After a 2½-hour debate, voters approved the 32 percent hike, which adds more than $1,000 to the tax bill on a $200,000 home in town. By June, however, word reached the school board that two of the special-needs students wouldn’t require such costly measures. Two residents, one of them a selectman, asked the board to revisit the budget, but were rebuffed. They went to court and were told only the school board or administration could petition for a new meeting.

So they petitioned the board, a process under which, if done properly, requires a meeting to be called; but the high hurdle of needing half the town’s voters, combined with the school board’s opposition to the measure, almost assured failure.

At the meeting, school administrators noted the district has six more middle-school and high-school kids than were expected when the budget was constructed, and said the surplus is only about $77,000 — not $250,000. The town’s middle and high school students attend Keene schools, and the district pays tuition to Keene for them.

Though the issue was, then, pretty much settled before it even began, those who showed up at the John D. Perkins Sr.

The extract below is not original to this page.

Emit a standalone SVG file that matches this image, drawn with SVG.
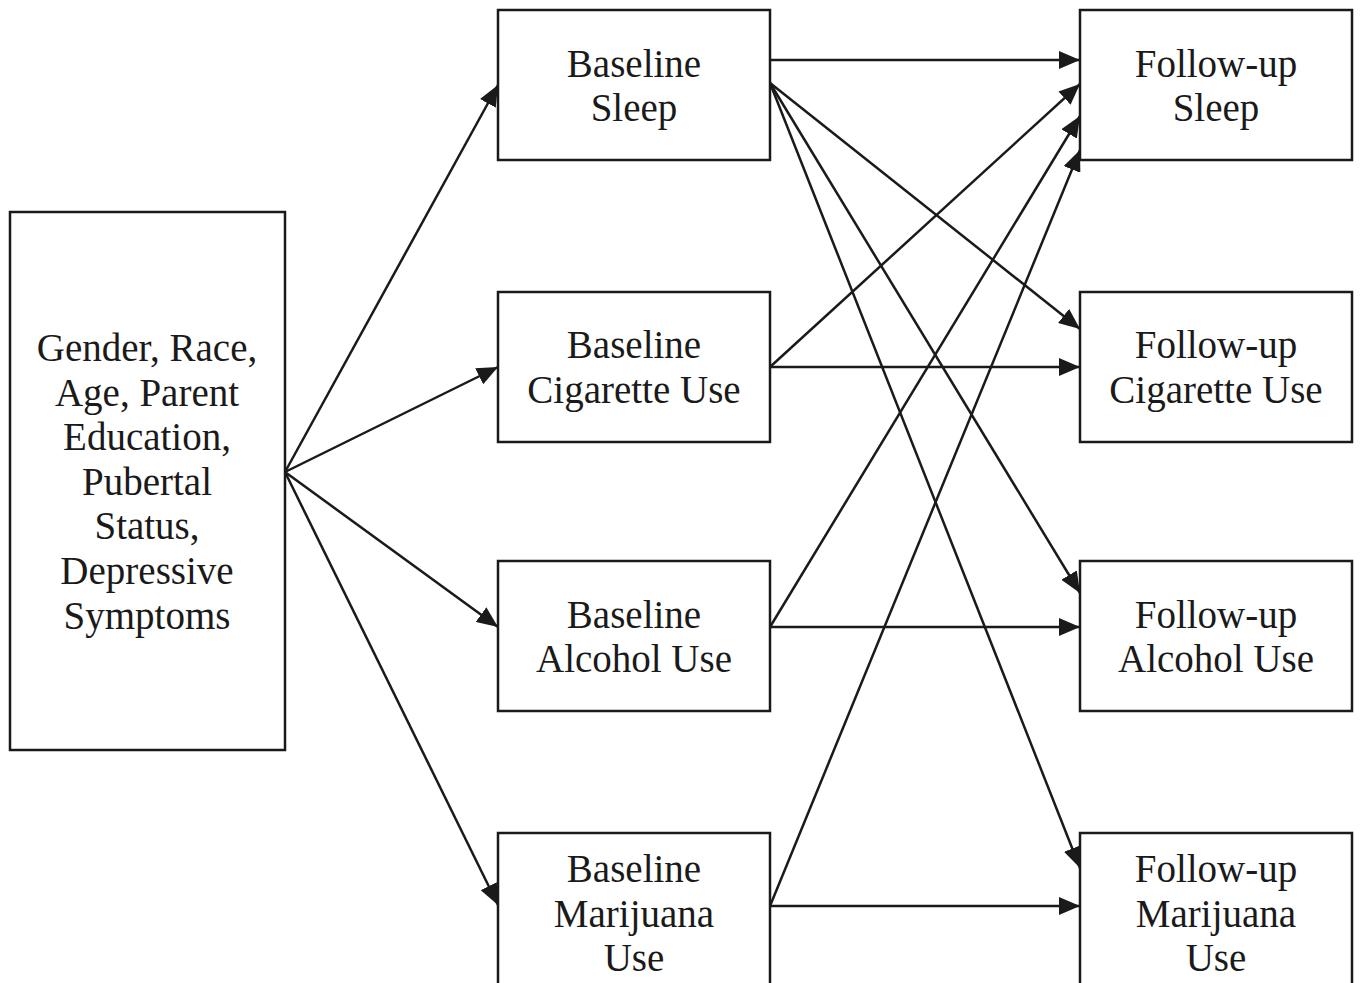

Academy’s multi-purpose room spent an hour wading through an uncomfortable topic that many other districts have also faced: The unfairness of paying for schools mainly via local property tax bills, which pits those with few resources against those with more.

We’ve seen it played out over and over in multi-town school districts that combine property-poor communities and those that are wealthier. In this case, it was the same dynamic, writ small, as it was in Marlborough last year under similar circumstances. In that case, the school budget had also spiked because of special-needs costs. And voters not only got angry about the tax hike, the meeting also became uncomfortably close to flat-out name-calling and shaming the families of those students.

Marlow’s meeting didn’t reach that point, but the conversation did get heated, and it also pitted those on fixed incomes against parents of schoolchildren.

“It’s really sad when you work your whole life, and all you got is Social Security coming in, and now you’re at The Community Kitchen, feeding yourself,” said one Marlow voter. “… But oh no, the children have the priority. That can be hard for some people to understand.”

Another longtime resident launched into a rant, dropping a couple of expletives and calling the town “crap.”

That was undoubtedly the result of frustration, and though some rallied to the town’s defense, it’s unlikely anyone really thinks of Marlow that way, least of all its residents. One might, however, use the term to describe a tax and education-funding system that pits vulnerable seniors and those without means against special-needs students and their families.